Hingga sekarang perempuan Indonesia juga masih dirugikan dalam sistem kontrak kerja, banyak perempuan yang tanda tangan kontrak namun tidak melihat secara detail bahwa Hak Asasi Manusia mereka dilanggar, misalnya tidak ada cuti untuk haid. Prof. L.M. Gandhi Lapian juga mengingatkan agar perempuan Indonesia mempersiapkan diri menghadapi Masyarakat Ekonomi ASEAN, “untuk bisa menikmati kesejahteraan dan sukses perempuan harus mau belajar serta menggunakan teknologi, harus menggunakan multidisipliner.”

Selanjutnya, Sjamsiah Achmad mengemukakan bahwa untuk mewujudkan kesetaraan gender serta menjaga keberlanjutan Sumber Daya Alam, Indonesia sudah memiliki Pancasila sebagai ideologi yang menjadi tununan agar masyarakat berperilaku etis terhadap alam maupun manusia.

Kalangan akademis perlu membuat statistik untuk mengukur gender gap, selebihnya untuk mengatasi ketidakadailan gender perempuan dan laki-laki harus sama-sama bermitra. Bagi perempuan juga harus berjuang dengan rajin mengidentifikasi center of real power in society.

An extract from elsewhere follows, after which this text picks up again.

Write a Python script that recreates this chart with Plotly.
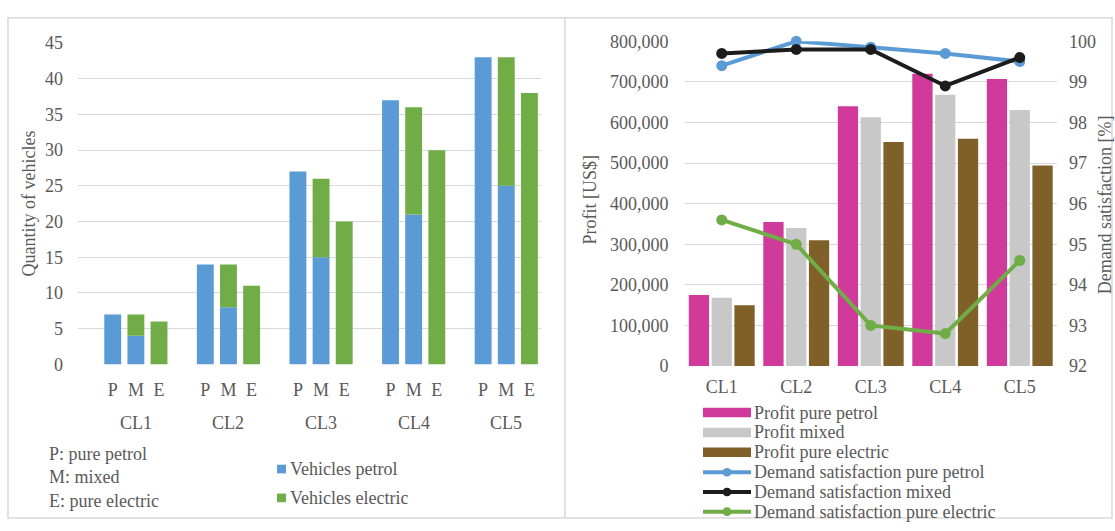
import plotly.graph_objects as go

W, H = 1115, 531

# ---------------- data ----------------
clusters = ["CL1", "CL2", "CL3", "CL4", "CL5"]
fleet_codes = ["P", "M", "E"]

# vehicles per fleet option (P = pure petrol, M = mixed, E = pure electric)
petrol_in_P = [7, 14, 27, 37, 43]
petrol_in_M = [4, 8, 15, 21, 25]
electric_in_M = [3, 6, 11, 15, 18]
electric_in_E = [6, 11, 20, 30, 38]

profit_petrol = [175000, 355000, 640000, 720000, 707000]
profit_mixed = [168000, 340000, 613000, 668000, 631000]
profit_electric = [150000, 310000, 552000, 560000, 494000]

demand_petrol = [99.4, 100.0, 99.85, 99.7, 99.5]
demand_mixed = [99.7, 99.8, 99.8, 98.9, 99.6]
demand_electric = [95.6, 95.0, 93.0, 92.8, 94.6]

# ---------------- style ----------------
FONT = "Liberation Serif, Times New Roman, serif"
TXT = "#595959"
GRID = "#d9d9d9"
BLUE = "#5b9bd5"
GREEN = "#70ad47"
PINK = "#cf3a9b"
LGRAY = "#c8c8c8"
BROWN = "#7f6029"
BLACK = "#1c1c1c"
FS = 18


def px(x):
    return x / W


def py(y):
    return 1 - y / H


# category keys of the left chart: a spacer slot before each P/M/E triple
def key(c, f):
    return f"{c} {f}"


left_categories = []
for c in clusters:
    left_categories.append(key(c, "gap"))
    left_categories += [key(c, f) for f in fleet_codes]

bar_keys = [key(c, f) for c in clusters for f in fleet_codes]
bar_labels = [f for c in clusters for f in fleet_codes]

fig = go.Figure()

# ---- left chart: vehicles (petrol part at the bottom, electric on top) ----
px_x, px_y = [], []
ex_x, ex_y, ex_base = [], [], []
for i, c in enumerate(clusters):
    px_x += [key(c, "P"), key(c, "M")]
    px_y += [petrol_in_P[i], petrol_in_M[i]]
    ex_x += [key(c, "M"), key(c, "E")]
    ex_y += [electric_in_M[i], electric_in_E[i]]
    ex_base += [petrol_in_M[i], 0]

fig.add_trace(go.Bar(x=px_x, y=px_y, marker=dict(color=BLUE, line_width=0),
                     width=0.73, offset=-0.365, name="Vehicles petrol",
                     xaxis="x", yaxis="y", showlegend=False))
fig.add_trace(go.Bar(x=ex_x, y=ex_y, base=ex_base, marker=dict(color=GREEN, line_width=0),
                     width=0.73, offset=-0.365, name="Vehicles electric",
                     xaxis="x", yaxis="y", showlegend=False))

# ---- right chart: profit bars ----
for vals, col, nm in [(profit_petrol, PINK, "Profit pure petrol"),
                      (profit_mixed, LGRAY, "Profit mixed"),
                      (profit_electric, BROWN, "Profit pure electric")]:
    fig.add_trace(go.Bar(x=clusters, y=vals, marker=dict(color=col, line_width=0),
                         name=nm, xaxis="x2", yaxis="y2", showlegend=False))

# ---- right chart: demand satisfaction lines ----
for vals, col, nm in [(demand_petrol, BLUE, "Demand satisfaction pure petrol"),
                      (demand_mixed, BLACK, "Demand satisfaction mixed"),
                      (demand_electric, GREEN, "Demand satisfaction pure electric")]:
    fig.add_trace(go.Scatter(x=clusters, y=vals, mode="lines+markers", name=nm,
                             line=dict(color=col, width=4),
                             marker=dict(color=col, size=11),
                             cliponaxis=False,
                             xaxis="x2", yaxis="y3", showlegend=False))

tickfont = dict(family=FONT, size=FS, color=TXT)

fig.update_layout(
    width=W, height=H,
    margin=dict(l=0, r=0, t=0, b=0),
    paper_bgcolor="white", plot_bgcolor="white",
    font=dict(family=FONT, size=FS, color=TXT),
    barmode="group", bargap=0.082, bargroupgap=0.11,
    showlegend=False,
    xaxis=dict(domain=[px(78), px(541)], anchor="y", type="category",
               categoryorder="array", categoryarray=left_categories,
               range=[-0.5, len(left_categories) - 0.5],
               tickmode="array", tickvals=bar_keys, ticktext=bar_labels,
               showgrid=False, zeroline=False, showline=False, ticks="",
               tickfont=tickfont, ticklabelstandoff=13, fixedrange=True),
    yaxis=dict(domain=[py(368.3), py(34.3)], anchor="x", range=[0, 45], dtick=5,
               showgrid=True, gridcolor=GRID, gridwidth=1, zeroline=False,
               showline=False, ticks="", tickfont=tickfont, ticklabelstandoff=14),
    xaxis2=dict(domain=[px(684.5), px(1057)], anchor="y2", type="category",
                showgrid=False, zeroline=False, showline=False, ticks="",
                tickfont=tickfont, ticklabelstandoff=8),
    yaxis2=dict(domain=[py(370), py(32.5)], anchor="x2", range=[0, 800000],
                dtick=100000, tickformat=",", showgrid=True, gridcolor=GRID,
                gridwidth=1, zeroline=False, showline=False, ticks="",
                tickfont=tickfont, ticklabelstandoff=15),
    yaxis3=dict(overlaying="y2", anchor="x2", side="right", range=[92, 100],
                dtick=1, showgrid=False, zeroline=False, showline=False,
                ticks="", tickfont=tickfont, ticklabelstandoff=11),
)

annotations = []


def text(t, x, y, xanchor="left", angle=0, xref="paper"):
    annotations.append(dict(text=t, x=x if xref != "paper" else px(x), y=py(y),
                            xref=xref, yref="paper", xanchor=xanchor,
                            yanchor="middle", showarrow=False, textangle=angle,
                            align="left", font=dict(family=FONT, size=FS, color=TXT)))


# axis titles
text("Quantity of vehicles", 29, 201, xanchor="center", angle=-90)
text("Profit [US$]", 590, 197, xanchor="center", angle=-90)
text("Demand satisfaction [%]", 1105, 203, xanchor="center", angle=-90)

# cluster labels under the P M E groups
for c in clusters:
    text(c, key(c, "M"), 429, xanchor="center", xref="x")

# fleet code explanation
text("P: pure petrol<br>M: mixed<br>E: pure electric", 47, 486)

shapes = []

# left legend
for name, col, yc in [("Vehicles petrol", BLUE, 477), ("Vehicles electric", GREEN, 507)]:
    shapes.append(dict(type="rect", xref="paper", yref="paper",
                       x0=px(277), x1=px(286), y0=py(yc + 4.5), y1=py(yc - 4.5),
                       fillcolor=col, line_width=0))
    text(name, 288, yc)

# right legend
legend_rows = [("Profit pure petrol", PINK, "bar"),
               ("Profit mixed", LGRAY, "bar"),
               ("Profit pure electric", BROWN, "bar"),
               ("Demand satisfaction pure petrol", BLUE, "line"),
               ("Demand satisfaction mixed", BLACK, "line"),
               ("Demand satisfaction pure electric", GREEN, "line")]
row_y = [418.3, 439.0, 459.6, 480.3, 500.9, 521.3]
for (name, col, kind), yc in zip(legend_rows, row_y):
    if kind == "bar":
        shapes.append(dict(type="rect", xref="paper", yref="paper",
                           x0=px(703), x1=px(751), y0=py(yc + 5), y1=py(yc - 5),
                           fillcolor=col, line_width=0))
    else:
        shapes.append(dict(type="line", xref="paper", yref="paper",
                           x0=px(703), x1=px(751), y0=py(yc), y1=py(yc),
                           line=dict(color=col, width=4)))
        shapes.append(dict(type="circle", xref="paper", yref="paper",
                           x0=px(722.5), x1=px(731.5), y0=py(yc + 4.5), y1=py(yc - 4.5),
                           fillcolor=col, line_width=0))
    text(name, 752, yc)

# panel frames
shapes.append(dict(type="rect", xref="paper", yref="paper",
                   x0=px(8), x1=px(1112), y0=py(528), y1=py(8),
                   line=dict(color=GRID, width=1.5), layer="below"))
shapes.append(dict(type="line", xref="paper", yref="paper",
                   x0=px(565), x1=px(565), y0=py(528), y1=py(8),
                   line=dict(color=GRID, width=1.5), layer="below"))

fig.update_layout(annotations=annotations, shapes=shapes)

fig.write_html("out.html")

Prof. Ihromi menambahkan bahwa pusat kekuasaan di Indonesia dipangku oleh kelompok-kelompok agama, sehingga perempuan juga harus berjejaring serta berkomunikasi dengan kelompok agama untuk memecahkan konflik gender. Kesetaraan dan keadilan gender dapat terwujud bila semua pihak turut mendorong dan mengimplementasikan bahwa perempuan dan laki-laki sejajar.